The concept of zero has also influenced philosophical and cultural thought. It represents emptiness, potential, and the beginning from which things can grow. In some Eastern philosophies, emptiness (which can be conceptually linked to zero) is seen not as a void but as a state of pure potential and interconnectedness.

Why is dividing by zero undefined?

Dividing a number by zero is undefined because it leads to a logical contradiction. If you could divide a number by zero, say $a/0 = b$, then according to the rules of division, this would imply that $b \times 0 = a$. However, we know that any number multiplied by zero is always zero. So, if $a$ is any number other than zero, then $b \times 0$ cannot equal $a$. This makes the operation impossible to define mathematically.

How did the number 0 originate?

The concept of zero as a number is widely credited to ancient Indian mathematicians. While placeholders for emptiness existed earlier, Indian scholars around the 5th century CE developed the concept of zero as a distinct numerical entity that could be used in calculations.
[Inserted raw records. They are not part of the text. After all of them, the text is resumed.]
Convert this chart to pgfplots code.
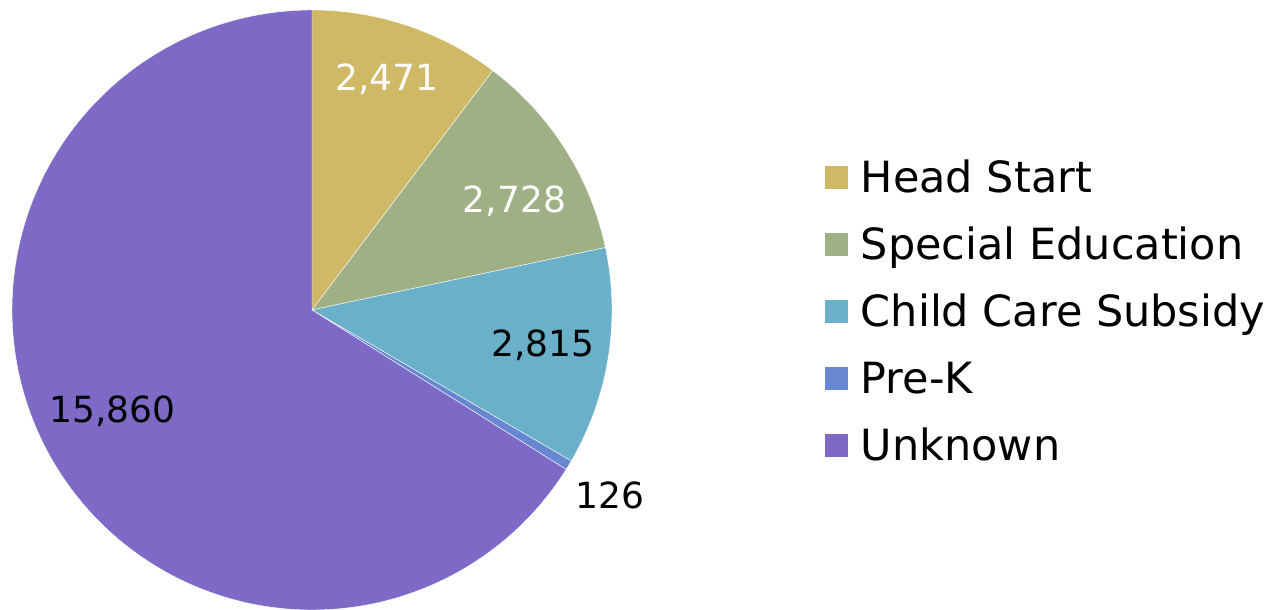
\documentclass[border=0pt]{standalone}
\usepackage{pgfplots}
\usepackage{pgfplotstable}
\pgfplotsset{compat=1.18}
\usepackage{fontspec}
\setmainfont{DejaVu Sans}
\definecolor{hs}{HTML}{CFB967}
\definecolor{se}{HTML}{9EB084}
\definecolor{cc}{HTML}{6AB0C8}
\definecolor{pk}{HTML}{6788D0}
\definecolor{uk}{HTML}{7D6AC6}
\pgfplotstableread[col sep=comma]{
label,value
Head Start,2471
Special Education,2728
Child Care Subsidy,2815
Pre-K,126
Unknown,15860
}\piedata
\begin{document}
\begin{tikzpicture}
\path[use as bounding box] (0,0) rectangle (637bp,305bp);
\pgfplotstablegetelem{0}{value}\of\piedata \let\vA\pgfplotsretval
\pgfplotstablegetelem{1}{value}\of\piedata \let\vB\pgfplotsretval
\pgfplotstablegetelem{2}{value}\of\piedata \let\vC\pgfplotsretval
\pgfplotstablegetelem{3}{value}\of\piedata \let\vD\pgfplotsretval
\pgfplotstablegetelem{4}{value}\of\piedata \let\vE\pgfplotsretval
\pgfmathsetmacro\total{\vA/1000+\vB/1000+\vC/1000+\vD/1000+\vE/1000}
\pgfmathsetmacro\aA{90}
\pgfmathsetmacro\aB{\aA-\vA/1000/\total*360}
\pgfmathsetmacro\aC{\aB-\vB/1000/\total*360}
\pgfmathsetmacro\aD{\aC-\vC/1000/\total*360}
\pgfmathsetmacro\aE{\aD-\vD/1000/\total*360}
\pgfmathsetmacro\aF{-270}
\begin{axis}[
  at={(6bp,0bp)}, anchor=south west,
  width=300bp, height=300bp, scale only axis,
  xmin=-1, xmax=1, ymin=-1, ymax=1,
  hide axis, clip=false,
  legend cell align=left,
  legend image code/.code={\fill (0bp,-6bp) rectangle (12bp,6bp); \path (18bp,0bp);},
  legend style={at={(1.3533,0.498)}, anchor=west, draw=none, fill=none, inner sep=0pt,
    row sep=17.8bp, column sep=0pt,
    font=\fontsize{21.5bp}{25bp}\selectfont,
    nodes={inner sep=0pt, text depth=0pt, text height=15.7bp}},
]
\addplot[fill=hs, draw=white, line width=0.2bp, domain=\aB:\aA, samples=60, variable=\t] ({cos(\t)},{sin(\t)}) -- (axis cs:0,0) -- cycle;
\addlegendentry{Head Start}
\addplot[fill=se, draw=white, line width=0.2bp, domain=\aC:\aB, samples=60, variable=\t] ({cos(\t)},{sin(\t)}) -- (axis cs:0,0) -- cycle;
\addlegendentry{Special Education}
\addplot[fill=cc, draw=white, line width=0.2bp, domain=\aD:\aC, samples=60, variable=\t] ({cos(\t)},{sin(\t)}) -- (axis cs:0,0) -- cycle;
\addlegendentry{Child Care Subsidy}
\addplot[fill=pk, draw=white, line width=0.2bp, domain=\aE:\aD, samples=10, variable=\t] ({cos(\t)},{sin(\t)}) -- (axis cs:0,0) -- cycle;
\addlegendentry{Pre-K}
\addplot[fill=uk, draw=white, line width=0.2bp, domain=\aF:\aE, samples=240, variable=\t] ({cos(\t)},{sin(\t)}) -- (axis cs:0,0) -- cycle;
\addlegendentry{Unknown}
\begin{scope}[every node/.style={font=\fontsize{18bp}{22bp}\selectfont, text depth=0pt, inner sep=0pt}]
\node[text=white] at (axis cs:0.25,0.777) {2,471};
\node[text=white] at (axis cs:0.675,0.37) {2,728};
\node[text=black] at (axis cs:0.77,-0.11) {2,815};
\node[text=black] at (axis cs:0.992,-0.617) {126};
\node[text=black] at (axis cs:-0.665,-0.33) {15,860};
\end{scope}
\end{axis}
\end{tikzpicture}
\end{document}
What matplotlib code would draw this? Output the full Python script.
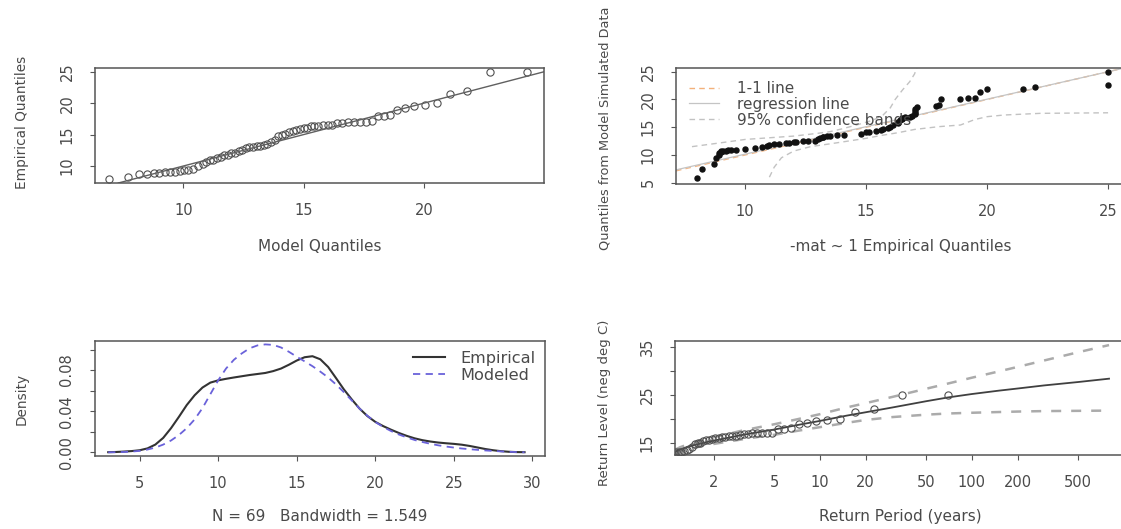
import matplotlib
matplotlib.use("Agg")
import matplotlib.pyplot as plt
from matplotlib.lines import Line2D

# ---------------- data ----------------
model_quantiles = [6.9, 7.7, 8.15, 8.5, 8.8, 9.0, 9.25, 9.45, 9.65, 9.85,
                   10.05, 10.2, 10.4, 10.6, 10.8, 10.95, 11.1, 11.25, 11.4, 11.55,
                   11.7, 11.85, 12.0, 12.15, 12.3, 12.45, 12.6, 12.75, 12.9, 13.05,
                   13.2, 13.35, 13.5, 13.65, 13.8, 13.95, 14.1, 14.25, 14.4, 14.55,
                   14.7, 14.85, 15.0, 15.15, 15.3, 15.45, 15.6, 15.8, 16.0, 16.2,
                   16.4, 16.6, 16.85, 17.1, 17.35, 17.6, 17.85, 18.1, 18.35, 18.6,
                   18.9, 19.2, 19.6, 20.05, 20.55, 21.1, 21.8, 22.75, 24.3]
empirical_sorted = [8.0, 8.2, 8.7, 8.8, 8.9, 8.9, 9.0, 9.0, 9.1, 9.2,
                    9.3, 9.4, 9.6, 10.0, 10.4, 10.7, 10.9, 11.0, 11.2, 11.4,
                    11.7, 11.8, 12.0, 12.1, 12.4, 12.6, 12.9, 13.0, 13.1, 13.2,
                    13.2, 13.4, 13.5, 13.8, 14.1, 14.8, 15.0, 15.1, 15.4, 15.6,
                    15.7, 15.9, 16.0, 16.1, 16.3, 16.3, 16.4, 16.5, 16.5, 16.6,
                    16.8, 16.9, 17.0, 17.0, 17.0, 17.0, 17.1, 17.9, 18.0, 18.1,
                    18.9, 19.2, 19.5, 19.7, 20.0, 21.5, 22.0, 25.0, 25.0]
simulated_sorted = [5.8, 7.4, 8.3, 9.4, 10.0, 10.3, 10.6, 10.7, 10.8, 10.8,
                    10.9, 10.9, 10.9, 11.0, 11.2, 11.4, 11.6, 11.8, 12.0, 12.0,
                    12.1, 12.1, 12.4, 12.4, 12.5, 12.5, 12.5, 12.8, 13.0, 13.2,
                    13.3, 13.4, 13.5, 13.6, 13.6, 13.8, 14.1, 14.2, 14.4, 14.5,
                    14.7, 14.9, 15.1, 15.4, 15.7, 16.0, 16.3, 16.5, 16.6, 16.8,
                    16.9, 17.1, 17.3, 17.6, 17.9, 18.3, 18.6, 18.8, 19.0, 20.1,
                    20.1, 20.2, 20.3, 21.4, 21.8, 21.8, 22.3, 22.6, 25.0]
ci_upper_x = [7.8, 9.0, 10.0, 11.0, 12.0, 13.0, 13.5, 14.0, 14.6, 15.0, 15.3, 15.7,
              16.0, 16.2, 16.5, 16.8, 17.0, 17.1]
ci_upper_y = [11.5, 12.2, 12.8, 13.1, 13.4, 13.9, 14.2, 14.7, 15.4, 15.9, 16.3, 17.2,
              18.5, 20.0, 21.7, 23.2, 24.6, 25.8]
ci_lower_x = [11.0, 11.2, 11.5, 12.0, 12.7, 13.5, 14.1, 15.0, 15.6, 16.3, 17.0, 18.0,
              18.9, 19.5, 20.0, 20.7, 22.2, 25.0]
ci_lower_y = [6.0, 7.8, 9.5, 10.7, 11.5, 12.0, 12.4, 13.0, 13.5, 14.0, 14.6, 15.1,
              15.4, 16.4, 16.9, 17.2, 17.5, 17.6]
reg_intercept = 0.25
reg_slope = 0.99

dens_x = [3.0, 3.5, 4.0, 4.5, 5.0, 5.5, 6.0, 6.5, 7.0, 7.5, 8.0, 8.5, 9.0, 9.5,
          10.0, 10.5, 11.0, 11.5, 12.0, 12.5, 13.0, 13.5, 14.0, 14.5, 15.0, 15.5,
          16.0, 16.5, 17.0, 17.5, 18.0, 18.5, 19.0, 19.5, 20.0, 20.5, 21.0, 21.5,
          22.0, 22.5, 23.0, 23.5, 24.0, 24.5, 25.0, 25.5, 26.0, 26.5, 27.0, 27.5,
          28.0, 28.5, 29.0, 29.5]
dens_emp = [0.0001, 0.0003, 0.0007, 0.0012, 0.0020, 0.0038, 0.0075, 0.0140, 0.0235,
            0.0345, 0.0460, 0.0555, 0.0630, 0.0678, 0.0700, 0.0715, 0.0728, 0.0740,
            0.0752, 0.0762, 0.0772, 0.0790, 0.0815, 0.0852, 0.0893, 0.0925, 0.0935,
            0.0905, 0.0830, 0.0722, 0.0612, 0.0515, 0.0425, 0.0352, 0.0296, 0.0255,
            0.0220, 0.0188, 0.0160, 0.0136, 0.0118, 0.0105, 0.0095, 0.0088, 0.0082,
            0.0074, 0.0062, 0.0047, 0.0032, 0.0020, 0.0011, 0.0005, 0.0002, 0.0001]
dens_mod = [0.0000, 0.0001, 0.0003, 0.0007, 0.0014, 0.0027, 0.0046, 0.0075, 0.0115,
            0.0168, 0.0235, 0.0320, 0.0430, 0.0565, 0.0700, 0.0815, 0.0900, 0.0962,
            0.1012, 0.1040, 0.1050, 0.1045, 0.1020, 0.0978, 0.0930, 0.0885, 0.0838,
            0.0785, 0.0728, 0.0660, 0.0585, 0.0505, 0.0425, 0.0355, 0.0295, 0.0247,
            0.0207, 0.0173, 0.0145, 0.0120, 0.0100, 0.0083, 0.0068, 0.0056, 0.0046,
            0.0037, 0.0030, 0.0024, 0.0018, 0.0013, 0.0009, 0.0005, 0.0002, 0.0000]
n_obs = 69
bandwidth = 1.549

rl_emp_period = [0.2354, 0.2813, 0.3175, 0.3494, 0.3789, 0.4070, 0.4343, 0.4610, 0.4875,
                 0.5139, 0.5404, 0.5670, 0.5940, 0.6213, 0.6492, 0.6776, 0.7066, 0.7363,
                 0.7668, 0.7982, 0.8306, 0.8639, 0.8985, 0.9342, 0.9713, 1.0097, 1.0496,
                 1.0913, 1.1348, 1.1802, 1.2277, 1.2775, 1.3298, 1.3849, 1.4426, 1.5038,
                 1.5684, 1.6369, 1.7097, 1.7870, 1.8695, 1.9577, 2.0521, 2.1538, 2.2635,
                 2.3815, 2.5100, 2.6504, 2.8035, 2.9718, 3.1576, 3.3636, 3.5945, 3.8536,
                 4.1459, 4.4823, 4.8685, 5.3163, 5.8480, 6.4851, 7.2674, 8.2372, 9.4877,
                 11.161, 13.495, 17.007, 22.831, 34.483, 69.499]
rl_period = [1.114, 1.2, 1.35, 1.5, 1.75, 2, 2.5, 3, 4, 5, 7, 10, 15, 20, 30, 50, 70,
             100, 150, 200, 300, 500, 800]
rl_level = [13.1, 13.6, 14.2, 14.6, 15.1, 15.5, 16.1, 16.6, 17.3, 17.8, 18.7, 19.6,
            20.7, 21.4, 22.4, 23.7, 24.5, 25.2, 25.9, 26.35, 27.0, 27.7, 28.4]
rl_upper = [13.6, 14.1, 14.7, 15.2, 15.7, 16.2, 16.9, 17.5, 18.3, 18.9, 19.9, 21.0,
            22.4, 23.3, 24.6, 26.3, 27.4, 28.6, 29.9, 30.85, 32.2, 33.9, 35.4]
rl_lower = [12.6, 13.1, 13.7, 14.0, 14.5, 14.8, 15.3, 15.7, 16.3, 16.7, 17.5, 18.3,
            19.2, 19.8, 20.4, 20.9, 21.15, 21.3, 21.45, 21.55, 21.65, 21.7, 21.75]

# ---------------- style ----------------
TXT = "#4a4a4a"
SP = "#555555"
plt.rcParams["font.family"] = ["DejaVu Sans"]
plt.rcParams["font.size"] = 10

W, H = 1121, 529
fig = plt.figure(figsize=(W / 100, H / 100), dpi=100)


def add_ax(l, t, r, b):
    return fig.add_axes([l / W, 1 - b / H, (r - l) / W, (b - t) / H])


def style(ax, xlab, ylab, xlab_y, ylab_x, ylab_yc=0.5, ylab_fs=9.0):
    for s in ax.spines.values():
        s.set_color(SP)
        s.set_linewidth(1.1)
    ax.tick_params(axis="both", direction="out", length=3.8, width=0.8,
                   colors=SP, labelcolor=TXT, labelsize=10.5)
    ax.tick_params(axis="x", pad=10.5)
    ax.tick_params(axis="y", pad=11, labelrotation=90)
    for lab in ax.get_yticklabels():
        lab.set_verticalalignment("center")
    ax.set_xlabel(xlab, color=TXT, fontsize=11, va="center")
    ax.set_ylabel(ylab, color=TXT, fontsize=ylab_fs, va="center")
    ax.xaxis.set_label_coords(0.5, xlab_y)
    ax.yaxis.set_label_coords(ylab_x, ylab_yc)


ax1 = add_ax(95, 68, 544, 183)
ax2 = add_ax(676, 68, 1125, 184)
ax3 = add_ax(95, 341, 545, 456)
ax4 = add_ax(675, 341, 1125, 455)

# ---- panel 1: QQ plot ----
ax1.plot(model_quantiles, empirical_sorted, linestyle="none", marker="o",
         markersize=5.2, markerfacecolor="none", markeredgecolor="#505050",
         markeredgewidth=0.8)
ax1.axline((10, 10), slope=1, color="#606060", lw=1.0)
ax1.set_xlim(6.33, 25.0)
ax1.set_ylim(7.3, 25.6)
ax1.set_xticks([10, 15, 20])
ax1.set_yticks([10, 15, 20, 25])
style(ax1, "Model Quantiles", "Empirical Quantiles", -0.554, -0.163, 0.53, 9.8)

# ---- panel 2: simulated QQ ----
ax2.axline((10, 10), slope=1, color="#F3B07A", lw=1.0, ls=(0, (4, 3)), alpha=0.9)
ax2.axline((10, reg_intercept + reg_slope * 10), slope=reg_slope, color="#C4C4C4", lw=0.9)
ax2.plot(ci_upper_x, ci_upper_y, color="#C2C2C2", lw=1.0, ls=(0, (4, 3)))
ax2.plot(ci_lower_x, ci_lower_y, color="#C2C2C2", lw=1.0, ls=(0, (4, 3)))
ax2.plot(empirical_sorted, simulated_sorted, linestyle="none", marker="o",
         markersize=3.6, color="#111111")
ax2.set_xlim(7.14, 25.7)
ax2.set_ylim(4.77, 25.67)
ax2.set_xticks([10, 15, 20, 25])
ax2.set_yticks([5, 10, 15, 20, 25])
style(ax2, "-mat ~ 1 Empirical Quantiles", "Quantiles from Model Simulated Data",
      -0.54, -0.159, 0.478, 9.3)
h2 = [Line2D([], [], color="#F3B07A", lw=1.0, ls=(0, (4, 3))),
      Line2D([], [], color="#C4C4C4", lw=0.9),
      Line2D([], [], color="#C2C2C2", lw=1.0, ls=(0, (4, 3)))]
leg2 = ax2.legend(h2, ["1-1 line", "regression line", "95% confidence bands"],
                  loc="upper left", bbox_to_anchor=(0.0, 1.0), frameon=False,
                  fontsize=11, handlelength=1.96, handletextpad=1.18,
                  labelspacing=0.05, borderaxespad=0.55, borderpad=0.3)
for t in leg2.get_texts():
    t.set_color(TXT)

# ---- panel 3: density ----
ax3.plot(dens_x, dens_emp, color="#333333", lw=1.5, label="Empirical")
ax3.plot(dens_x, dens_mod, color="#6A62DA", lw=1.3, ls=(0, (4, 3)), label="Modeled")
ax3.set_xlim(2.16, 30.8)
ax3.set_ylim(-0.0036, 0.1083)
ax3.set_xticks([5, 10, 15, 20, 25, 30])
ax3.set_yticks([0.0, 0.02, 0.04, 0.06, 0.08, 0.10])
ax3.set_yticklabels(["0.00", "", "0.04", "", "0.08", ""])
style(ax3, f"N = {n_obs}   Bandwidth = {bandwidth}", "Density", -0.164, -0.164, 0.5, 9.8)
ax3.xaxis.set_label_coords(0.5, -0.528)
leg3 = ax3.legend(loc="upper right", bbox_to_anchor=(1.0, 1.0), frameon=False,
                  fontsize=11.6, handlelength=2.0, handletextpad=0.94,
                  labelspacing=0.12, borderaxespad=0.35, borderpad=0.26)
for t in leg3.get_texts():
    t.set_color(TXT)

# ---- panel 4: return level ----
ax4.set_xscale("log")
ax4.plot(rl_period, rl_upper, color="#ABABAB", lw=1.8, ls=(0, (4, 4)))
ax4.plot(rl_period, rl_lower, color="#ABABAB", lw=1.8, ls=(0, (4, 4)))
ax4.plot(rl_period, rl_level, color="#404040", lw=1.3)
ax4.plot(rl_emp_period, empirical_sorted, linestyle="none", marker="o",
         markersize=5.2, markerfacecolor="none", markeredgecolor="#505050",
         markeredgewidth=0.8)
ax4.set_xlim(1.114, 1019)
ax4.set_ylim(12.5, 36.25)
ax4.set_xticks([2, 5, 10, 20, 50, 100, 200, 500])
ax4.set_xticklabels(["2", "5", "10", "20", "50", "100", "200", "500"])
ax4.xaxis.set_minor_locator(matplotlib.ticker.NullLocator())
ax4.set_yticks([15, 20, 25, 30, 35])
ax4.set_yticklabels(["15", "", "25", "", "35"])
style(ax4, "Return Period (years)", "Return Level (neg deg C)", -0.541, -0.156, 0.46, 9.5)

fig.savefig("out.png", dpi=100)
This idea then spread to the Arab world and eventually to Europe.

What is the importance of zero in computing?

In computing, zero is fundamental to binary code (0s and 1s) that computers use to process information. A '0' can represent an "off" state, a false value, or the absence of a signal, making it a core component of all digital operations.

Can zero be considered an even number?

Yes, zero is considered an even number. An even number is any integer that can be divided by 2 with no remainder. Since 0 divided by 2 is 0 with no remainder, zero fits the definition of an even number.

Why is zero special compared to other numbers?

Zero is special because it uniquely represents nothingness, acts as an essential placeholder, has distinct arithmetic properties (especially in multiplication and division), and is the foundation of binary computing. Its introduction revolutionized mathematics and enabled many technological advancements.